Understanding how data moves through NeMo Curator's video curation pipelines is key to optimizing performance and resource usage.

* Data moves between stages via Ray's distributed object store, enabling efficient, in-memory transfer between distributed actors.
* In streaming mode (where stages operate continuously rather than in batches), the executor returns only final-stage outputs while keeping intermediate state in memory. This reduces I/O overhead and significantly improves throughput.
* The auto-scaling component continuously balances resources to maximize pipeline throughput, dynamically allocating workers to stages as needed.
* Writer stages persist outputs at the end of the pipeline, including clip media, embeddings (pickle and parquet variants), and metadata JSON files.

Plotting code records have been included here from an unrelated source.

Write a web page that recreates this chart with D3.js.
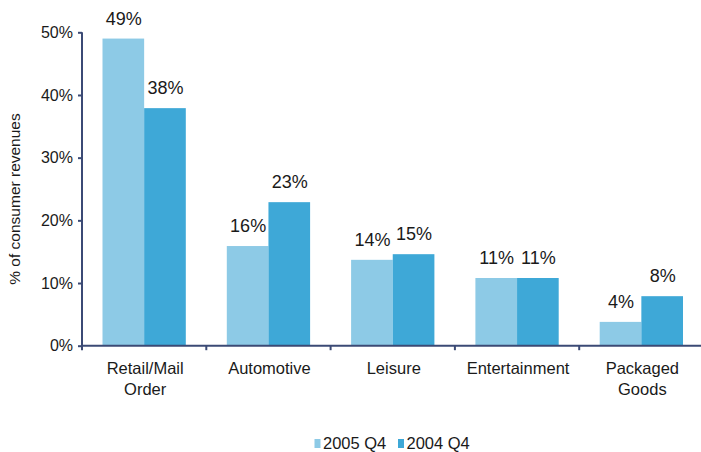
<!DOCTYPE html>
<html>
<head>
<meta charset="utf-8">
<script src="https://cdn.jsdelivr.net/npm/d3@7/dist/d3.min.js"></script>
<style>
  html, body { margin: 0; padding: 0; background: #fff; }
  svg text { font-family: "Liberation Sans", Arial, sans-serif; fill: #1a1a1a; }
</style>
</head>
<body>
<svg id="chart" width="701" height="452"></svg>
<script>
const categories = [["Retail/Mail", "Order"], ["Automotive"], ["Leisure"], ["Entertainment"], ["Packaged", "Goods"]];
const seriesNames = ["2005 Q4", "2004 Q4"];
const values2005 = [49.0, 15.9, 13.7, 10.8, 3.8];
const values2004 = [37.9, 22.9, 14.6, 10.8, 7.9];
const labels2005 = ["49%", "16%", "14%", "11%", "4%"];
const labels2004 = ["38%", "23%", "15%", "11%", "8%"];
const yTicks = [0, 10, 20, 30, 40, 50];
const colors = ["#8dcae6", "#3ea8d7"];

const svg = d3.select("#chart");
const axisColor = "#3b4a75";
const x0 = 82, yBase = 345.7, yTop = 32.3;
const catKeys = categories.map((c, i) => i);

const x = d3.scaleBand().domain(catKeys).range([x0, x0 + 5 * 124.3]).padding(0);
const bw = x.bandwidth();
const x1 = d3.scaleBand().domain(seriesNames).range([20.5, bw - 20.5]).padding(0);
const y = d3.scaleLinear().domain([0, 50]).range([yBase, yTop]);

const series = [values2005, values2004];
const seriesLabels = [labels2005, labels2004];

// bars
series.forEach((vals, si) => {
  svg.append("g").selectAll("rect").data(vals).enter().append("rect")
    .attr("x", (d, i) => x(i) + x1(seriesNames[si]))
    .attr("width", x1.bandwidth())
    .attr("y", d => y(d))
    .attr("height", d => y(0) - y(d))
    .attr("fill", colors[si]);
  svg.append("g").selectAll("text").data(vals).enter().append("text")
    .attr("x", (d, i) => x(i) + x1(seriesNames[si]) + x1.bandwidth() / 2 + 0.5)
    .attr("y", d => y(d) - 14)
    .attr("text-anchor", "middle")
    .style("font-size", "18px")
    .text((d, i) => seriesLabels[si][i]);
});

// y axis
const yAxis = d3.axisLeft(y).tickValues(yTicks).tickFormat(d => d + "%").tickSize(4).tickPadding(5);
const gy = svg.append("g").attr("transform", `translate(${x0},0)`).call(yAxis);
gy.select(".domain").attr("stroke", axisColor).attr("stroke-width", 2).attr("d", `M0,${yTop}V${yBase}`);
gy.selectAll(".tick line").attr("stroke", axisColor).attr("stroke-width", 2);
gy.selectAll(".tick text").style("font-size", "16px").attr("fill", "#1a1a1a").attr("font-family", null);

// x axis
svg.append("line").attr("x1", x0 - 1).attr("x2", 701).attr("y1", yBase).attr("y2", yBase)
  .attr("stroke", axisColor).attr("stroke-width", 2);
const boundaries = catKeys.map(i => x(i));
svg.append("g").selectAll("line").data(boundaries).enter().append("line")
  .attr("x1", d => d).attr("x2", d => d).attr("y1", yBase).attr("y2", yBase + 4.5)
  .attr("stroke", axisColor).attr("stroke-width", 2);

// category labels
const cl = svg.append("g").selectAll("text").data(categories).enter().append("text")
  .attr("text-anchor", "middle")
  .style("font-size", "16.5px")
  .attr("x", (d, i) => x(i) + bw / 2 + 1)
  .attr("y", yBase + 28.5);
cl.each(function(d, i) {
  const t = d3.select(this);
  d.forEach((line, li) => {
    t.append("tspan").attr("x", x(i) + bw / 2 + 1).attr("dy", li === 0 ? 0 : 21).text(line);
  });
});

// y title
svg.append("text")
  .attr("transform", "translate(20,199) rotate(-90)")
  .attr("text-anchor", "middle")
  .style("font-size", "15.5px")
  .text("% of consumer revenues");

// legend
const legendX = [314.5, 398];
seriesNames.forEach((s, i) => {
  svg.append("rect").attr("x", legendX[i]).attr("y", 439).attr("width", 6).attr("height", 9).attr("fill", colors[i]);
  svg.append("text").attr("x", legendX[i] + 8.5).attr("y", 449).style("font-size", "16.5px").text(s);
});
</script>
</body>
</html>
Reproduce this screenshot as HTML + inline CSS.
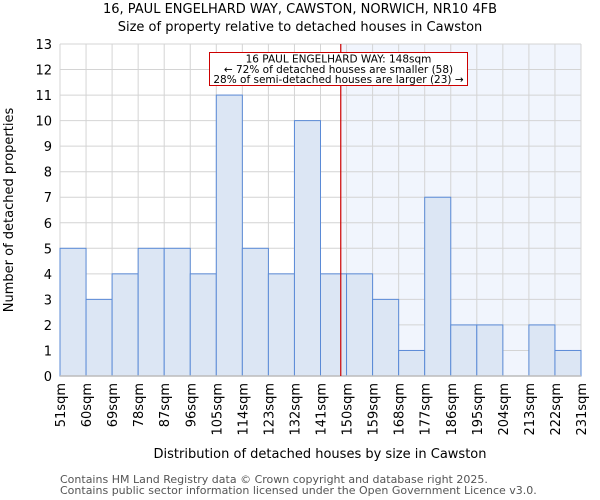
<!DOCTYPE html>
<html><head><meta charset="utf-8"><style>
html,body{margin:0;padding:0;background:#fff;}
svg{display:block;font-family:"DejaVu Sans","Liberation Sans",sans-serif;}
</style></head><body>
<svg id="chart" width="600" height="500" viewBox="0 0 600 500" xmlns="http://www.w3.org/2000/svg">
<text x="300" y="13" text-anchor="middle" font-size="13">16, PAUL ENGELHARD WAY, CAWSTON, NORWICH, NR10 4FB</text>
<text x="300" y="31" text-anchor="middle" font-size="13">Size of property relative to detached houses in Cawston</text>
<g id="plot"></g>
<text x="320" y="458" text-anchor="middle" font-size="13">Distribution of detached houses by size in Cawston</text>
<text transform="translate(13,210) rotate(-90)" text-anchor="middle" font-size="13">Number of detached properties</text>
<text x="60" y="483" font-size="11" fill="#555">Contains HM Land Registry data © Crown copyright and database right 2025.</text>
<text x="60" y="494" font-size="11" fill="#555">Contains public sector information licensed under the Open Government Licence v3.0.</text>
</svg>
<script>
const binStarts = [51,60,69,78,87,96,105,114,123,132,141,150,159,168,177,186,195,204,213,222,231];
const counts = [5,3,4,5,5,4,11,5,4,10,4,4,3,1,7,2,2,0,2,1];
const yTicks = [0,1,2,3,4,5,6,7,8,9,10,11,12,13];
const propertySize = 148;
const annotationLines = ["16 PAUL ENGELHARD WAY: 148sqm","\u2190 72% of detached houses are smaller (58)","28% of semi-detached houses are larger (23) \u2192"];

const NS="http://www.w3.org/2000/svg";
const L=60,R=581,T=44,B=376;
const xMin=binStarts[0], xMax=binStarts[binStarts.length-1];
const x=v=>L+(v-xMin)/(xMax-xMin)*(R-L);
const y=v=>B-v/13*(B-T);
const g=document.getElementById('plot');
function mk(tag,attrs){const e=document.createElementNS(NS,tag);for(const k in attrs)e.setAttribute(k,attrs[k]);g.appendChild(e);return e;}

let sh=mk('rect',{x:x(propertySize),y:T,width:R-x(propertySize),height:B-T,fill:'#f1f5fd'});


yTicks.forEach(t=>{
  let l=mk('line',{x1:L,x2:R,y1:y(t),y2:y(t),stroke:'#d4d4d4','stroke-width':1});
  
  
  let tx=mk('text',{x:L-8,y:y(t)+5,'text-anchor':'end','font-size':13});
  tx.textContent=t;
  
  
});
binStarts.forEach(b=>{
  let l=mk('line',{x1:x(b),x2:x(b),y1:T,y2:B,stroke:'#d4d4d4','stroke-width':1});
  
  
  let tx=mk('text',{transform:`translate(${x(b)+5},383) rotate(-90)`,'text-anchor':'end','font-size':13});
  tx.textContent=b+'sqm';
  
  
});
counts.forEach((c,i)=>{
  if(c<=0)return;
  const x0=x(binStarts[i]),x1=x(binStarts[i+1]);
  let r=mk('rect',{x:x0,y:y(c),width:x1-x0,height:B-y(c),fill:'#dce6f4',stroke:'#5a8ad6','stroke-width':1});
  
  
});
let ax=mk('line',{x1:L,x2:R,y1:B,y2:B,stroke:'#bbb','stroke-width':1.5});


let ml=mk('line',{x1:x(propertySize),x2:x(propertySize),y1:T,y2:B,stroke:'#cc0000','stroke-width':1.2});


let box=mk('rect',{x:209.5,y:52.5,width:258,height:33,fill:'#fff',stroke:'#cc0000','stroke-width':1});


annotationLines.forEach((s,i)=>{
  let t=mk('text',{x:338.5,y:62.5+i*10.3,'text-anchor':'middle','font-size':10.5});
  t.textContent=s;
  
  
});
</script>
</body></html>
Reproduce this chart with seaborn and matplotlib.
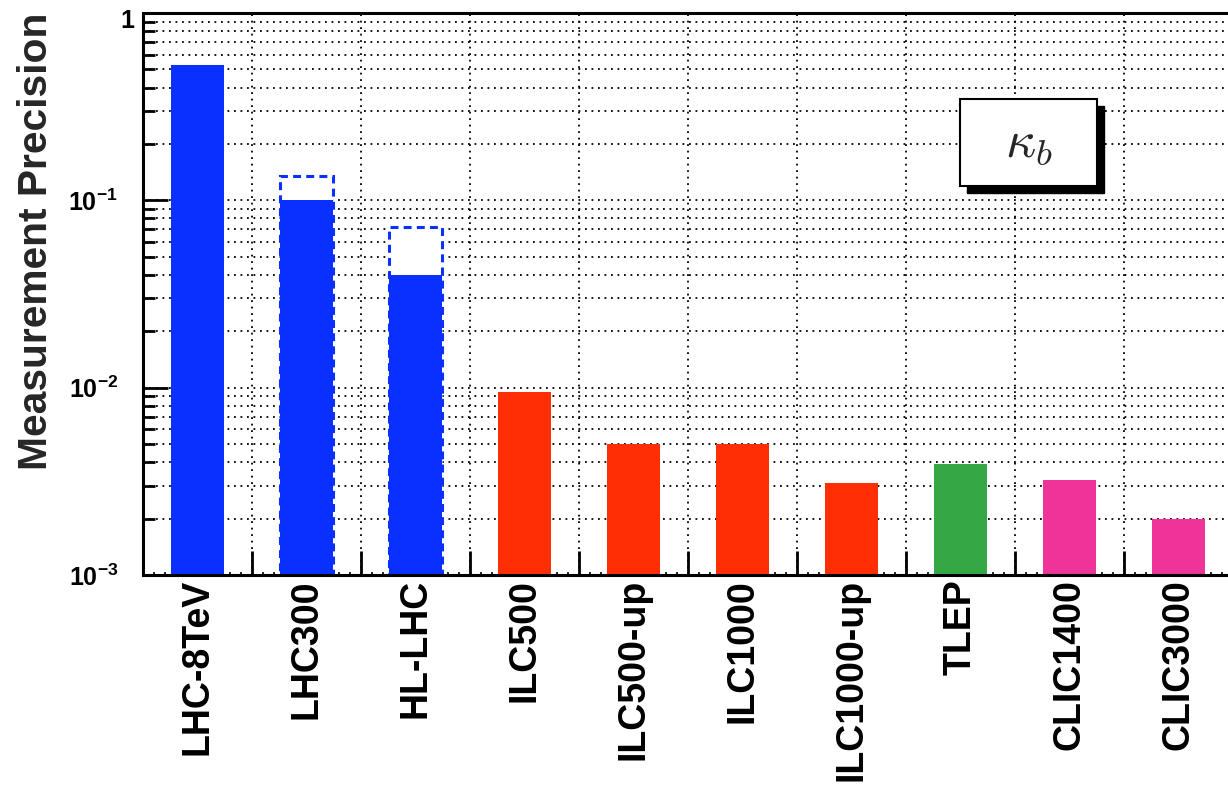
import numpy as np
import matplotlib
matplotlib.use("Agg")
import matplotlib.pyplot as plt
import seaborn as sns
from matplotlib.patches import Rectangle
from matplotlib.ticker import LogLocator, NullFormatter, FixedLocator, FixedFormatter
from matplotlib.transforms import ScaledTranslation

# Facilities and the projected precision on the kappa_b coupling
facilities = ["LHC-8TeV", "LHC300", "HL-LHC", "ILC500", "ILC500-up",
              "ILC1000", "ILC1000-up", "TLEP", "CLIC1400", "CLIC3000"]
precision = [0.53, 0.10, 0.04, 0.0095, 0.0050, 0.0050, 0.0031, 0.0039, 0.0032, 0.0020]

# Upper end of the precision range (dashed outline) for the LHC projections
range_facilities = ["LHC300", "HL-LHC"]
range_upper = [0.135, 0.072]

BLUE, RED, GREEN, PINK = "#0A30FF", "#FF2E05", "#35A846", "#EE3399"
bar_colors = [BLUE] * 3 + [RED] * 4 + [GREEN] + [PINK] * 2

y_major = [1e-3, 1e-2, 1e-1, 1.0]
y_major_labels = [r"$10^{-3}$", r"$10^{-2}$", r"$10^{-1}$", "1"]

sns.set_theme(style="ticks", rc={
    "xtick.bottom": True, "ytick.left": True,
    "xtick.direction": "in", "ytick.direction": "in",
    "xtick.color": "black", "ytick.color": "black",
})
plt.rcParams["font.family"] = ["Liberation Sans", "DejaVu Sans"]
plt.rcParams["mathtext.fontset"] = "custom"
plt.rcParams["mathtext.rm"] = "Liberation Sans:bold"
plt.rcParams["mathtext.it"] = "Liberation Sans:bold:italic"
plt.rcParams["mathtext.bf"] = "Liberation Sans:bold"

fig = plt.figure(figsize=(12.28, 7.93), dpi=100)
ax = fig.add_axes([0.11645, 0.27491, 0.88762, 0.70870])

# dashed outline for the upper end of the range, drawn under the solid bars
sns.barplot(x=range_facilities, y=range_upper, order=facilities, color="white",
            saturation=1, width=0.49, edgecolor=BLUE, linewidth=2.2,
            linestyle=(0, (2.6, 1.7)), ax=ax)
sns.barplot(x=facilities, y=precision, order=facilities, hue=facilities,
            palette=dict(zip(facilities, bar_colors)), saturation=1,
            width=0.49, linewidth=0, legend=False, ax=ax)

ax.set_yscale("log")
ax.set_ylim(1e-3, 1.0)
n = len(facilities)
ax.set_xlim(-0.5, n - 0.5)

# y axis: decades labelled, 2..9 minor ticks
ax.yaxis.set_major_locator(FixedLocator(y_major))
ax.yaxis.set_major_formatter(FixedFormatter(y_major_labels))
ax.yaxis.set_minor_locator(LogLocator(base=10, subs=np.arange(2, 10)))
ax.yaxis.set_minor_formatter(NullFormatter())

# x axis: small ticks every tenth of a category with the names at the
# centres; long ticks (and grid lines) on the category boundaries
steps = np.round(np.arange(-0.5, n - 0.5 + 1e-9, 0.1), 2)
fine = [p for p in steps if abs(p - np.floor(p) - 0.5) > 1e-6]
fine_labels = [facilities[int(round(p))] if abs(p - round(p)) < 1e-6 else "" for p in fine]
ax.xaxis.set_major_locator(FixedLocator(fine))
ax.xaxis.set_major_formatter(FixedFormatter(fine_labels))
ax.xaxis.set_minor_locator(FixedLocator(np.arange(0.5, n - 0.5, 1.0)))
ax.xaxis.set_minor_formatter(NullFormatter())

# dotted grid behind the bars
ax.set_axisbelow(True)
ax.yaxis.grid(True, which="both", color="black", linestyle=(0, (1, 2.6)), linewidth=1.3)
ax.xaxis.grid(True, which="minor", color="black", linestyle=(0, (1, 2.6)), linewidth=1.3)
ax.xaxis.grid(False, which="major")

ax.tick_params(axis="y", which="major", direction="in", length=18, width=2,
               labelsize=18, pad=18, left=True, color="black")
ax.tick_params(axis="y", which="minor", direction="in", length=8.5, width=2,
               left=True, color="black")
ax.tick_params(axis="x", which="major", direction="in", length=2.5, width=1.2,
               labelsize=27, pad=3, bottom=True, labelrotation=90, color="black")
ax.tick_params(axis="x", which="minor", direction="in", length=17, width=2,
               bottom=True, color="black")
for lab in ax.get_yticklabels():
    lab.set_fontweight("bold")
for lab in ax.get_xticklabels():
    lab.set_fontweight("bold")
# the "1" at the top sits closer to the axis than the powers of ten
ytl = ax.get_yticklabels()
ytl[-1].set_transform(ytl[-1].get_transform() + ScaledTranslation(12 / 72, -4 / 72, fig.dpi_scale_trans))

for side in ["left", "bottom", "top"]:
    ax.spines[side].set_visible(True)
    ax.spines[side].set_color("black")
    ax.spines[side].set_linewidth(2.2)
ax.spines["right"].set_visible(False)

ax.set_xlabel("")
ax.set_ylabel("Measurement Precision", fontsize=29.3, fontweight="bold", loc="top")
ax.yaxis.set_label_coords(-0.081, 1.0)

# label box with drop shadow
bx, by, bw, bh = 0.7495, 0.692, 0.1257, 0.155
ax.add_patch(Rectangle((bx + 0.0065, by - 0.0125), bw, bh, transform=ax.transAxes,
                       facecolor="black", edgecolor="black", zorder=5))
ax.add_patch(Rectangle((bx, by), bw, bh, transform=ax.transAxes,
                       facecolor="white", edgecolor="black", linewidth=1.5, zorder=6))
ax.text(bx + bw / 2, by + bh / 2, r"$\kappa_b$", transform=ax.transAxes,
        ha="center", va="center", fontsize=38, math_fontfamily="cm", zorder=7)

fig.savefig("out.png", dpi=100)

Together, these components enable efficient processing of large-scale video datasets with minimal data movement and optimal use of available hardware.

## Writer Output Layout

Writer stages produce the following directories under the configured output path:

* `clips/`: MP4 clip files
* `filtered_clips/`: MP4 files for filtered clips
* `previews/`: WebP preview images for windows
* `metas/v0/`: Per-clip JSON metadata files
* `ce1_embd/`: Per-clip embeddings (pickle) for Cosmos-Embed1
* `ce1_embd_parquet/`: Aggregated per-video embeddings (parquet) for Cosmos-Embed1
* `processed_videos/`: Per-video JSON metadata files
* `processed_clip_chunks/`: Per-clip-chunk JSON statistics